Publisher: Ride the Rainbow Books
Faith
Hughes and Sami Everette meet because they attend the same church and become
housemates when Sami rents a room to Faith.
Religion is very important to both women, especially Faith, and at first
things go fine. Before long an
attraction develops between the women and the title of the book takes on two
meanings. Faith decides that, to save
them both, she has to marry a man like her church, family and society expect
her to. Sami finds herself reexamining
her beliefs in light of her feelings for Faith and trying to persuade Faith not
to go through with this farce at the same time.
The question becomes whether Sami can have faith and keep Faith at the
same time.
This
book needed serious editing. There is an
editor listed at the front of the book, but the reader will quickly wonder if
she did anything. There are mistakes on
practically every page. Sometimes it’s a
word left out or the wrong verb tense in a sentence. In one place a character “padded” another one
on the head instead of “patted.” A
character has on a skirt with “pleads” instead of “pleats.” If this had only happened two or three times,
it wouldn’t be worth mentioning, but it was rampant from beginning to end.
The
story itself is alright. There have been
other books about the same topic that covered it better, but this one gets the
idea across. Sometimes being religious
and gay is difficult. Some parts of the
story seem rushed and there is the obligatory crisis that resolves the issues. A little trite, but it works for this story. Faith can be an irritating character for
those who don’t understand what it means to be raised in an environment that
hammers in the idea that homosexuality is a sin and a mental illness. Those communities still exist and that means
that Faith’s behavior is not unusual, if difficult for some people to
understand.
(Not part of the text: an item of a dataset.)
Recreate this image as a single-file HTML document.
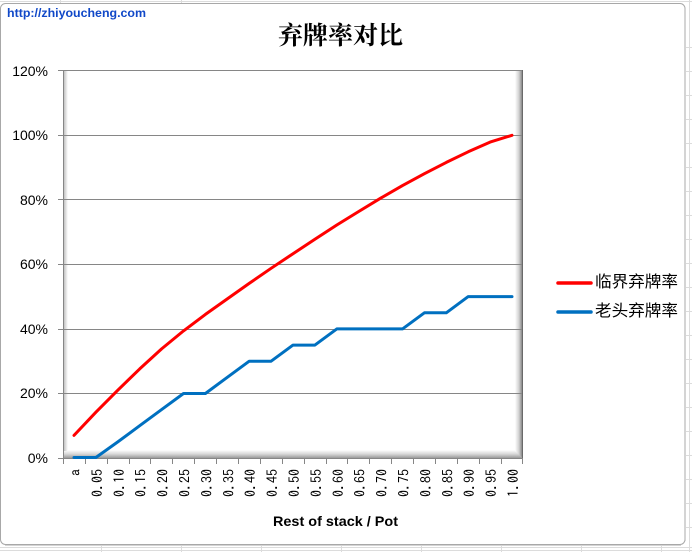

The reader may feel at times
that someone needs to take a stick and hit one of the characters in the head
with it. The problem is whether it
should be Faith for how she thinks or Sami for how she puts up with Faith.
Faith is the weaker of the two characters, so she has the most to overcome, but
it’s aggravating that she has no appreciation for the search that Sami goes on
to see if religious beliefs can be made compatible with homosexuality. Sami’s character is definitely drawn with
more compassion.
Holding On To Faith is fine for
general entertaining reading. If
mistakes bother the reader, it’s going to take a lot of teeth gritting to get
through this. If intolerant religious
beliefs are a trigger factor, this isn’t the book for you.